The picture below shows the protection copies concept used for Cyber Resilience. The source for these copies is either the production data or a replicated copy of this data. Protected copies are taken on a regular basis providing a number of recovery points. These are not accessed directly but can be either restored back to the production environment or copied to a recovery system where they can be used for a range of purposes.Use Cases for Protection Copies
There are a wide range of different events that could result in corruption or destruction of data and it is unlikely that a single recovery scenario is practical for every eventuality. We might consider a range of different events and actions
- Catastrophic events where the only option is to recover an entire system from a secure backup copy.
- Situations where forensic analysis is required to determine the cause and scope of a problem before deciding on a recovery action. In some cases, this analysis might suggest that it is most practical to fix the issue within the production environment rather than restoring from a backup.
- It might also be that the surgical recovery of a subset of data from the secure backup copy is required if the normal production backups are not usable and the problem was localised to only a subset of the data.
- In some situations, an attack or logical data problem may not be immediately obvious and might not normally be discovered for days, weeks or even months. Running corruption detection and data validation processes against a copy of data might be more practical than doing this in the live production environment and could provide earlier detection of a problem
- It might also be that a second line of defense is desired and so performing an offline backup of data from a consistent point in time copy of data can provide a greater retention period and increased isolation and security.
As well as malicious actions, application or operational errors can result in the same end result and so if a solution can provide improved recovery capabilities for this type of event as well it can provide additional justification for the investments required.
Virtual and Physical Isolation
Just as we have a range of different topologies for high availability and disaster recovery depending on the protection required we also can consider different topologies for Cyber Resilience solutions. The first decision for many organizations is whether they create an environment with physically isolation from production for their protection copies or whether virtual isolation on existing storage systems is considered sufficient.

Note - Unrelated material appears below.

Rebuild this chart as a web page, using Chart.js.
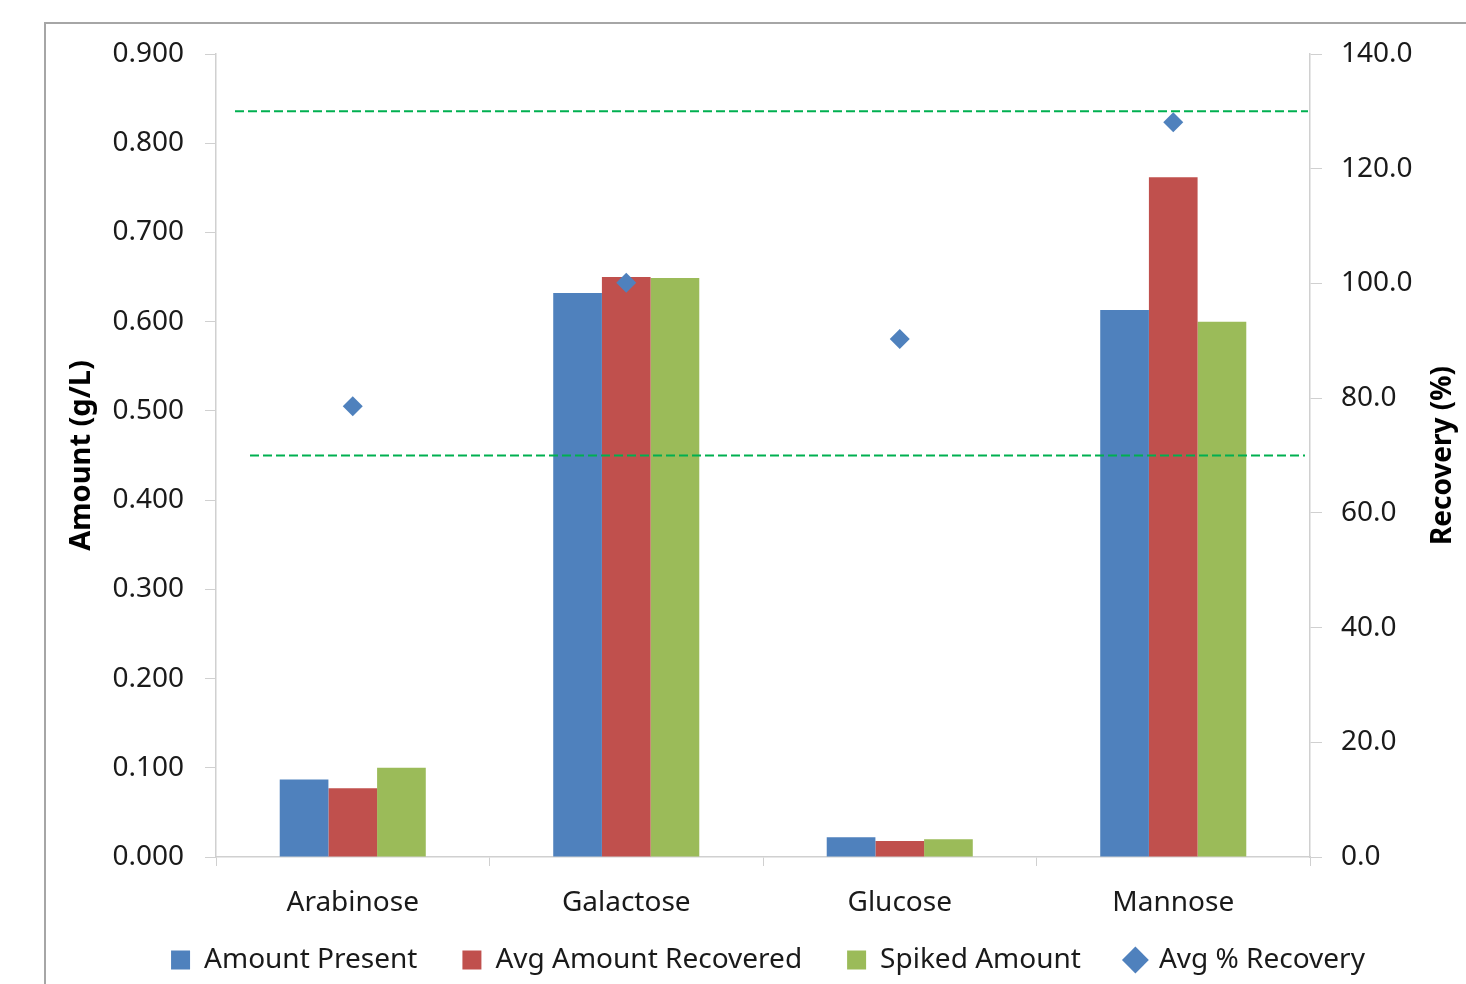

For virtual isolation, the protection copies are created on one or more of the storage systems in the clients existing High Availability and Disaster Recovery topology. The example below shows synchronous replication being used for HA and DR with the protection copies being created on one of the existing storage systems.
For physical isolation, additional storage system(s) are used for the protection copies. These storage systems are typically not on the same SAN or IP network as the production environment and have restricted access perhaps even with different administrators to provide separation of duties. The example below shows such an environment
IBM has delivered a first set of solutions for Cyber Resilience on the IBM Z platform earlier this year with GDPS 4.1. GDPS supports the two virtual and physical isolation topologies shown in the examples above and exploits the Cascading FlashCopy capabilities of the DS8880 to provide up to 10 protection copies. Further enhancements are planned to be delivered later in 2018 via SPE and beyond this in future releases of GDPS.
Compared to High Availability and Disaster Recovery we are still in the early days of Cyber Resilience solutions. This post aims to provide an overview of the requirements and design considerations focusing on the protection of Enterprise Data and showing examples of the GDPS solutions for IBM Z.
It is important to remember the security aspects of Cyber Resilience are equally as important as the data recovery capabilities. This applies both to the production environment and to the recovery solution. Implementing role elevation and multi-factor authentication for privileged users and improving security audit capabilities for storage appliances are a few practical steps to tighten security of production environments.
In many cases it may be most practical to take an incremental approach to implementing a Cyber Resilience solution. It may be possible to leverage existing investments in High Availability and Disaster Recovery to provide some increased protection and to enable staff to build experience.